BEGIN DATA SECTION
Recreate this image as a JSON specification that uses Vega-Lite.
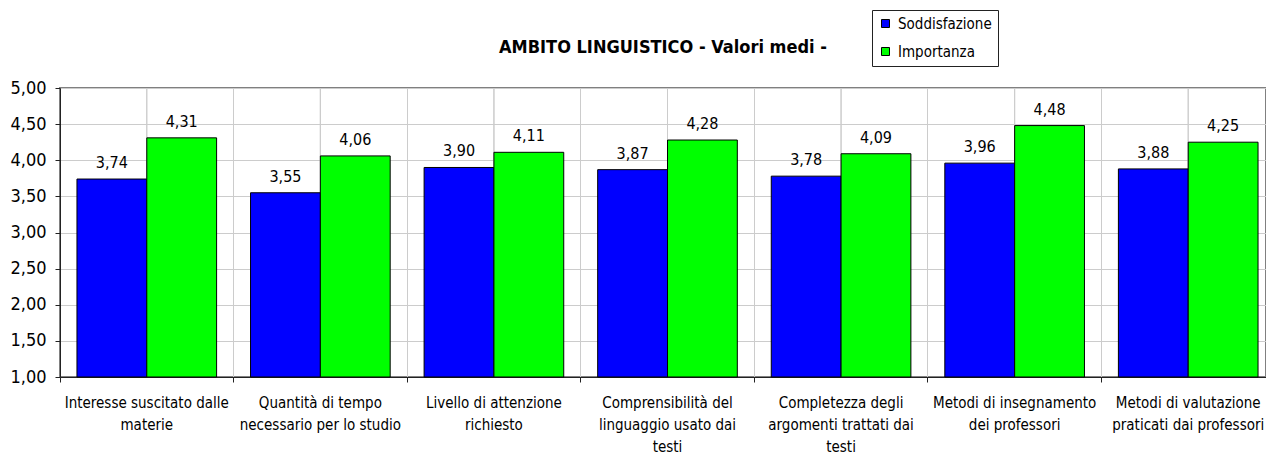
{
  "$schema": "https://vega.github.io/schema/vega-lite/v6.json",
  "autosize": {"type": "none"},
  "width": 1206,
  "height": 289,
  "padding": {"left": 60, "top": 88, "right": 0, "bottom": 80},
  "background": "white",
  "title": {
    "text": "AMBITO LINGUISTICO - Valori medi -",
    "font": "DejaVu Sans Condensed, Liberation Sans Narrow, DejaVu Sans",
    "fontSize": 18,
    "fontWeight": "bold",
    "color": "black",
    "anchor": "middle",
    "offset": 0,
    "dy": 47
  },
  "data": {
    "values": [
      {"categoria": "Interesse suscitato dalle\nmaterie", "serie": "Soddisfazione", "valore": 3.74},
      {"categoria": "Interesse suscitato dalle\nmaterie", "serie": "Importanza", "valore": 4.31},
      {"categoria": "Quantità di tempo\nnecessario per lo studio", "serie": "Soddisfazione", "valore": 3.55},
      {"categoria": "Quantità di tempo\nnecessario per lo studio", "serie": "Importanza", "valore": 4.06},
      {"categoria": "Livello di attenzione\nrichiesto", "serie": "Soddisfazione", "valore": 3.90},
      {"categoria": "Livello di attenzione\nrichiesto", "serie": "Importanza", "valore": 4.11},
      {"categoria": "Comprensibilità del\nlinguaggio usato dai\ntesti", "serie": "Soddisfazione", "valore": 3.87},
      {"categoria": "Comprensibilità del\nlinguaggio usato dai\ntesti", "serie": "Importanza", "valore": 4.28},
      {"categoria": "Completezza degli\nargomenti trattati dai\ntesti", "serie": "Soddisfazione", "valore": 3.78},
      {"categoria": "Completezza degli\nargomenti trattati dai\ntesti", "serie": "Importanza", "valore": 4.09},
      {"categoria": "Metodi di insegnamento\ndei professori", "serie": "Soddisfazione", "valore": 3.96},
      {"categoria": "Metodi di insegnamento\ndei professori", "serie": "Importanza", "valore": 4.48},
      {"categoria": "Metodi di valutazione\npraticati dai professori", "serie": "Soddisfazione", "valore": 3.88},
      {"categoria": "Metodi di valutazione\npraticati dai professori", "serie": "Importanza", "valore": 4.25}
    ]
  },
  "encoding": {
    "x": {
      "field": "categoria",
      "type": "nominal",
      "sort": null,
      "title": null,
      "scale": {"range": [0, 1215], "paddingInner": 0, "paddingOuter": 0},
      "axis": {
        "bandPosition": 0,
        "labelAngle": 0,
        "labelExpr": "split(datum.value, '\\n')",
        "labelFont": "DejaVu Sans Condensed, Liberation Sans Narrow, DejaVu Sans",
        "labelFontSize": 15,
        "labelLineHeight": 22,
        "labelColor": "black",
        "labelPadding": 13,
        "labelBaseline": "top",
        "labelBound": false,
        "labelOverlap": false,
        "labelLimit": 0,
        "tickSize": 5,
        "tickColor": "#222222",
        "domainColor": "#222222",
        "grid": true,
        "gridColor": "#cccccc"
      }
    },
    "y": {
      "field": "valore",
      "type": "quantitative",
      "title": null,
      "scale": {"domain": [1, 5], "zero": false, "nice": false},
      "axis": {
        "values": [1, 1.5, 2, 2.5, 3, 3.5, 4, 4.5, 5],
        "format": ".2f",
        "labelFont": "DejaVu Sans Condensed, Liberation Sans Narrow, DejaVu Sans",
        "labelFontSize": 18,
        "labelColor": "black",
        "labelPadding": 9,
        "tickSize": 5,
        "tickColor": "#222222",
        "domainColor": "#222222",
        "gridColor": "#cccccc"
      }
    }
  },
  "layer": [
    {
      "mark": {"type": "rule", "color": "#cccccc", "strokeWidth": 1},
      "encoding": {"y": null}
    },
    {
      "mark": {"type": "bar", "stroke": "black", "strokeWidth": 1},
      "encoding": {
        "y2": {"datum": 1},
        "xOffset": {
          "field": "serie",
          "type": "nominal",
          "sort": ["Soddisfazione", "Importanza"],
          "scale": {"paddingInner": 0, "paddingOuter": 0.243}
        },
        "color": {
          "field": "serie",
          "type": "nominal",
          "scale": {"domain": ["Soddisfazione", "Importanza"], "range": ["#0000FF", "#00FF00"]},
          "legend": {
            "title": null,
            "orient": "none",
            "legendX": 812,
            "legendY": -78,
            "direction": "vertical",
            "strokeColor": "#222222",
            "fillColor": "white",
            "padding": 6,
            "rowPadding": 12,
            "symbolType": "square",
            "symbolSize": 64,
            "symbolStrokeColor": "black",
            "symbolStrokeWidth": 1,
            "symbolOpacity": 1,
            "labelFont": "DejaVu Sans Condensed, Liberation Sans Narrow, DejaVu Sans",
            "labelFontSize": 15,
            "labelColor": "black",
            "labelOffset": 5
          }
        }
      }
    },
    {
      "mark": {"type": "text", "baseline": "alphabetic", "dy": -11, "font": "DejaVu Sans Condensed, Liberation Sans Narrow, DejaVu Sans", "fontSize": 16, "color": "black"},
      "encoding": {
        "xOffset": {
          "field": "serie",
          "type": "nominal",
          "sort": ["Soddisfazione", "Importanza"],
          "scale": {"paddingInner": 0, "paddingOuter": 0.243}
        },
        "text": {"field": "valore", "type": "quantitative", "format": ".2f"}
      }
    }
  ],
  "config": {
    "locale": {"number": {"decimal": ",", "thousands": ".", "grouping": [3], "currency": ["", " €"]}},
    "view": {"stroke": "#808080", "strokeWidth": 2}
  }
}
END DATA SECTION
REQUEST: Exclude the pictures. Write out the remaining data exactly.

TASK SOLUTION:
Recreate this image as a JSON specification that uses Vega-Lite.
{
  "$schema": "https://vega.github.io/schema/vega-lite/v6.json",
  "autosize": {"type": "none"},
  "width": 1206,
  "height": 289,
  "padding": {"left": 60, "top": 88, "right": 0, "bottom": 80},
  "background": "white",
  "title": {
    "text": "AMBITO LINGUISTICO - Valori medi -",
    "font": "DejaVu Sans Condensed, Liberation Sans Narrow, DejaVu Sans",
    "fontSize": 18,
    "fontWeight": "bold",
    "color": "black",
    "anchor": "middle",
    "offset": 0,
    "dy": 47
  },
  "data": {
    "values": [
      {"categoria": "Interesse suscitato dalle\nmaterie", "serie": "Soddisfazione", "valore": 3.74},
      {"categoria": "Interesse suscitato dalle\nmaterie", "serie": "Importanza", "valore": 4.31},
      {"categoria": "Quantità di tempo\nnecessario per lo studio", "serie": "Soddisfazione", "valore": 3.55},
      {"categoria": "Quantità di tempo\nnecessario per lo studio", "serie": "Importanza", "valore": 4.06},
      {"categoria": "Livello di attenzione\nrichiesto", "serie": "Soddisfazione", "valore": 3.90},
      {"categoria": "Livello di attenzione\nrichiesto", "serie": "Importanza", "valore": 4.11},
      {"categoria": "Comprensibilità del\nlinguaggio usato dai\ntesti", "serie": "Soddisfazione", "valore": 3.87},
      {"categoria": "Comprensibilità del\nlinguaggio usato dai\ntesti", "serie": "Importanza", "valore": 4.28},
      {"categoria": "Completezza degli\nargomenti trattati dai\ntesti", "serie": "Soddisfazione", "valore": 3.78},
      {"categoria": "Completezza degli\nargomenti trattati dai\ntesti", "serie": "Importanza", "valore": 4.09},
      {"categoria": "Metodi di insegnamento\ndei professori", "serie": "Soddisfazione", "valore": 3.96},
      {"categoria": "Metodi di insegnamento\ndei professori", "serie": "Importanza", "valore": 4.48},
      {"categoria": "Metodi di valutazione\npraticati dai professori", "serie": "Soddisfazione", "valore": 3.88},
      {"categoria": "Metodi di valutazione\npraticati dai professori", "serie": "Importanza", "valore": 4.25}
    ]
  },
  "encoding": {
    "x": {
      "field": "categoria",
      "type": "nominal",
      "sort": null,
      "title": null,
      "scale": {"range": [0, 1215], "paddingInner": 0, "paddingOuter": 0},
      "axis": {
        "bandPosition": 0,
        "labelAngle": 0,
        "labelExpr": "split(datum.value, '\\n')",
        "labelFont": "DejaVu Sans Condensed, Liberation Sans Narrow, DejaVu Sans",
        "labelFontSize": 15,
        "labelLineHeight": 22,
        "labelColor": "black",
        "labelPadding": 13,
        "labelBaseline": "top",
        "labelBound": false,
        "labelOverlap": false,
        "labelLimit": 0,
        "tickSize": 5,
        "tickColor": "#222222",
        "domainColor": "#222222",
        "grid": true,
        "gridColor": "#cccccc"
      }
    },
    "y": {
      "field": "valore",
      "type": "quantitative",
      "title": null,
      "scale": {"domain": [1, 5], "zero": false, "nice": false},
      "axis": {
        "values": [1, 1.5, 2, 2.5, 3, 3.5, 4, 4.5, 5],
        "format": ".2f",
        "labelFont": "DejaVu Sans Condensed, Liberation Sans Narrow, DejaVu Sans",
        "labelFontSize": 18,
        "labelColor": "black",
        "labelPadding": 9,
        "tickSize": 5,
        "tickColor": "#222222",
        "domainColor": "#222222",
        "gridColor": "#cccccc"
      }
    }
  },
  "layer": [
    {
      "mark": {"type": "rule", "color": "#cccccc", "strokeWidth": 1},
      "encoding": {"y": null}
    },
    {
      "mark": {"type": "bar", "stroke": "black", "strokeWidth": 1},
      "encoding": {
        "y2": {"datum": 1},
        "xOffset": {
          "field": "serie",
          "type": "nominal",
          "sort": ["Soddisfazione", "Importanza"],
          "scale": {"paddingInner": 0, "paddingOuter": 0.243}
        },
        "color": {
          "field": "serie",
          "type": "nominal",
          "scale": {"domain": ["Soddisfazione", "Importanza"], "range": ["#0000FF", "#00FF00"]},
          "legend": {
            "title": null,
            "orient": "none",
            "legendX": 812,
            "legendY": -78,
            "direction": "vertical",
            "strokeColor": "#222222",
            "fillColor": "white",
            "padding": 6,
            "rowPadding": 12,
            "symbolType": "square",
            "symbolSize": 64,
            "symbolStrokeColor": "black",
            "symbolStrokeWidth": 1,
            "symbolOpacity": 1,
            "labelFont": "DejaVu Sans Condensed, Liberation Sans Narrow, DejaVu Sans",
            "labelFontSize": 15,
            "labelColor": "black",
            "labelOffset": 5
          }
        }
      }
    },
    {
      "mark": {"type": "text", "baseline": "alphabetic", "dy": -11, "font": "DejaVu Sans Condensed, Liberation Sans Narrow, DejaVu Sans", "fontSize": 16, "color": "black"},
      "encoding": {
        "xOffset": {
          "field": "serie",
          "type": "nominal",
          "sort": ["Soddisfazione", "Importanza"],
          "scale": {"paddingInner": 0, "paddingOuter": 0.243}
        },
        "text": {"field": "valore", "type": "quantitative", "format": ".2f"}
      }
    }
  ],
  "config": {
    "locale": {"number": {"decimal": ",", "thousands": ".", "grouping": [3], "currency": ["", " €"]}},
    "view": {"stroke": "#808080", "strokeWidth": 2}
  }
}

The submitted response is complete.